If the parties agree on an asset purchase, the tax law requires use of the residual allocation method. This method forces the buyer and seller to allocate the business’s purchase price among tangible assets according to their fair market values. A seller will want to assign less purchase price to assets with potential gain. However, the buyer will want a high purchase price on assets that qualify for depreciation, to increase the depreciation deduction. After allocating the business’s purchase price among tangible assets, buyer and seller must assign all unallocated price to goodwill and intangible assets covered by section 197 of the Internal Revenue Code.

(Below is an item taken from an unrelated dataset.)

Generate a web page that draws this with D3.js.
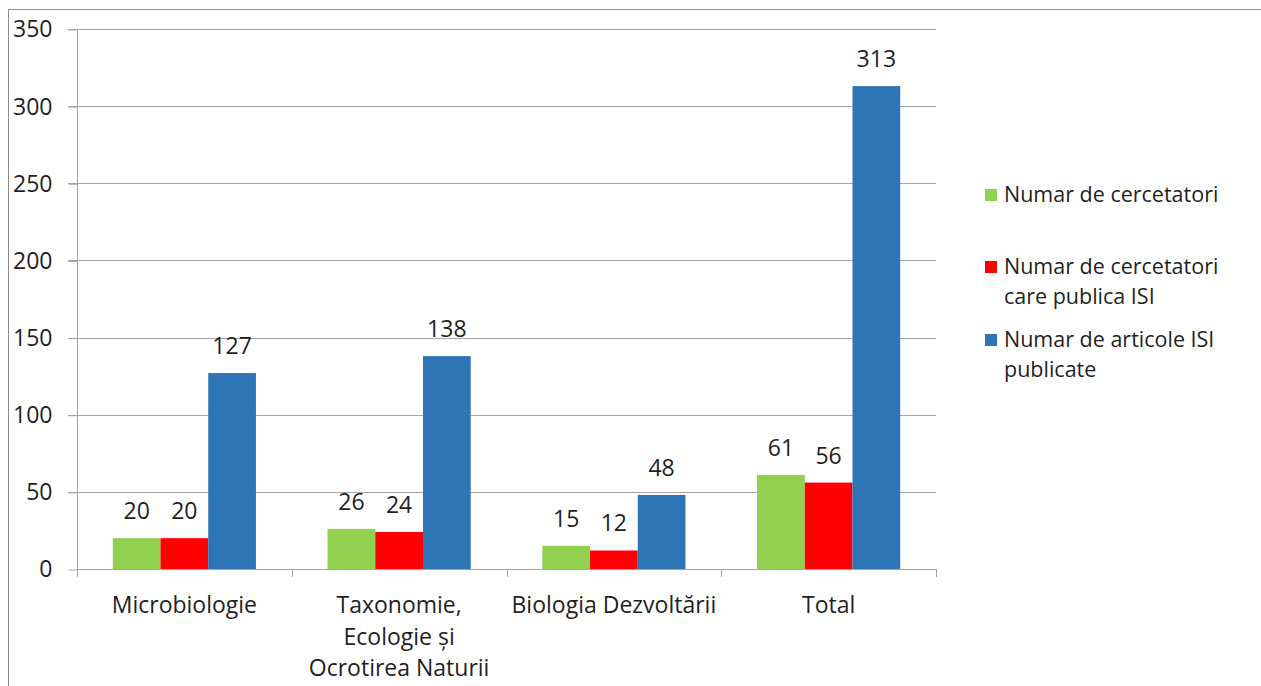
<!DOCTYPE html>
<html>
<head>
<meta charset="utf-8">
<script src="https://cdn.jsdelivr.net/npm/d3@7"></script>
<style>
  html, body { margin: 0; padding: 0; background: #fff; }
  svg { display: block; }
  text { font-family: "Open Sans", sans-serif; fill: #1f1f1f; }
</style>
</head>
<body>
<svg id="chart" width="1261" height="686"></svg>
<script>
const categories = [
  ["Microbiologie"],
  ["Taxonomie,", "Ecologie și", "Ocrotirea Naturii"],
  ["Biologia Dezvoltării"],
  ["Total"]
];
const seriesNames = [
  ["Numar de cercetatori"],
  ["Numar de cercetatori", "care publica ISI"],
  ["Numar de articole ISI", "publicate"]
];
const seriesColors = ["#92D050", "#FF0000", "#2E75B6"];
const cercetatori = [20, 26, 15, 61];
const cercetatoriISI = [20, 24, 12, 56];
const articoleISI = [127, 138, 48, 313];
const series = [cercetatori, cercetatoriISI, articoleISI];
const yTicks = [0, 50, 100, 150, 200, 250, 300, 350];

const svg = d3.select("#chart");
const W = 1261, H = 686;
const plot = { left: 77, right: 936, top: 29, bottom: 569 };
const FS = 23;

// outer frame (right and bottom edges lie outside the picture)
svg.append("rect")
  .attr("x", 8.5).attr("y", 9.5)
  .attr("width", W + 20).attr("height", H + 20)
  .attr("fill", "none").attr("stroke", "#8c8c8c").attr("stroke-width", 1);

const idx = d3.range(categories.length);
const x = d3.scaleBand().domain(idx).range([plot.left, plot.right]).paddingInner(0).paddingOuter(0);
const y = d3.scaleLinear().domain([0, 350]).range([plot.bottom, plot.top]);

// gridlines
svg.append("g")
  .selectAll("line").data(yTicks.filter(d => d > 0)).join("line")
  .attr("x1", plot.left - 9).attr("x2", plot.right)
  .attr("y1", d => Math.round(y(d)) + 0.5).attr("y2", d => Math.round(y(d)) + 0.5)
  .attr("stroke", "#a6a6a6").attr("stroke-width", 1);

// y axis
const yAxis = d3.axisLeft(y).tickValues(yTicks).tickSize(9).tickPadding(16).tickFormat(d3.format("d"));
const gy = svg.append("g").attr("transform", `translate(${plot.left + 0.5},0.5)`).call(yAxis);
gy.select(".domain").attr("stroke", "#a6a6a6").attr("d", `M0,${plot.top}V${plot.bottom}`);
gy.selectAll(".tick line").attr("stroke", "#a6a6a6");
gy.selectAll(".tick text").attr("font-size", FS).attr("font-family", "Open Sans, sans-serif").attr("fill", "#1f1f1f");

// grouped bars
const inner = d3.scaleBand().domain([0, 1, 2])
  .range([0, x.bandwidth()]).paddingInner(0).paddingOuter(0.75);

const barsG = svg.append("g");
series.forEach((vals, s) => {
  barsG.selectAll(null).data(vals).join("rect")
    .attr("x", (d, i) => x(i) + inner(s))
    .attr("width", inner.bandwidth())
    .attr("y", d => y(d))
    .attr("height", d => y(0) - y(d))
    .attr("fill", seriesColors[s]);
  barsG.selectAll(null).data(vals).join("text")
    .attr("x", (d, i) => x(i) + inner(s) + inner.bandwidth() / 2)
    .attr("y", d => y(d) - 19)
    .attr("text-anchor", "middle")
    .attr("font-size", FS)
    .text(d => d);
});

// x axis
svg.append("line")
  .attr("x1", plot.left).attr("x2", plot.right)
  .attr("y1", plot.bottom + 0.5).attr("y2", plot.bottom + 0.5)
  .attr("stroke", "#a6a6a6");
const bounds = idx.map(i => x(i)).concat([plot.right]);
svg.append("g").selectAll("line").data(bounds).join("line")
  .attr("x1", d => Math.round(d) + 0.5).attr("x2", d => Math.round(d) + 0.5)
  .attr("y1", plot.bottom).attr("y2", plot.bottom + 8)
  .attr("stroke", "#a6a6a6");

const catG = svg.append("g");
categories.forEach((lines, i) => {
  const t = catG.append("text")
    .attr("x", x(i) + x.bandwidth() / 2)
    .attr("y", 613)
    .attr("text-anchor", "middle")
    .attr("font-size", FS);
  lines.forEach((ln, k) => {
    t.append("tspan").attr("x", x(i) + x.bandwidth() / 2).attr("dy", k === 0 ? 0 : 31.5).text(ln);
  });
});

// legend
const legendY = [195, 267, 340];
const leg = svg.append("g");
seriesNames.forEach((lines, s) => {
  leg.append("rect")
    .attr("x", 985).attr("y", legendY[s] - 6)
    .attr("width", 12).attr("height", 12)
    .attr("fill", seriesColors[s]);
  const t = leg.append("text")
    .attr("x", 1004).attr("y", legendY[s] + 7)
    .attr("font-size", 21.5);
  lines.forEach((ln, k) => {
    t.append("tspan").attr("x", 1004).attr("dy", k === 0 ? 0 : 30).text(ln);
  });
});
</script>
</body>
</html>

The tax laws require the buyer to deduct certain intangible assets over a fifteen year period including goodwill, covenants not to compete, franchise rights and others. Goodwill is the tendency of customers to do business with your company rather than its competitors. The seller’s sale of goodwill results in capital gain.
HOW TO PAY
There are many ways to pay for a business purchase. The simplest and safest for the seller is cash. The buyer may borrow the money from the bank. An alternative is for the buyer to pay the price over time in installments with interest. In that case the seller can use the installment method under which the seller is taxed in proportion to payments received each year.
Another alternative is an earn-out, under which the buyer pays a down payment and bases the remainder of the price on business profits. This method is safe for the buyer, and yet it offers the seller a potentially higher purchase price if the business performs well. Tax wise, an earn-out is treated like an installment sale.
TIPS & TRAPS
My role in an acquisition is to identify possible dangers and opportunities in the deal and draft a clear, effective purchase contract. There are many more considerations here than I can cover in this article. To list a few:
When buying a corporation or LLC, real or potential liabilities to third parties, such as taxes owed are real dangers.
A seller’s agreement not to compete with the purchased business is legal only if it is reasonable in its time and geographic area. The seller is taxed when paid.
Most contracts call for warranties from both parties as to key facts. Personal warranties may be called for. Some contracts give the buyer the right to offset amounts against his payments to the seller if warranties are broken.
Notes and escrow agreements should be used to protect the seller until paid in full.
There are environmental liabilities are extremely dangerous..
An acquired corporation has limited use of prior net operating losses. A below market interest rate on an installment agreement may cause the IRS to treat the transaction as if imaginary interest is paid.. A corporation’s acquisition of another corporation may be tax free and may preserve tax benefits of the acquired corporation depending on how accomplished.
S corporations, partnerships, and limited liability companies present additional issues.
This article is far from complete. Don’t try to buy or sell a business without good legal, tax and accounting advice.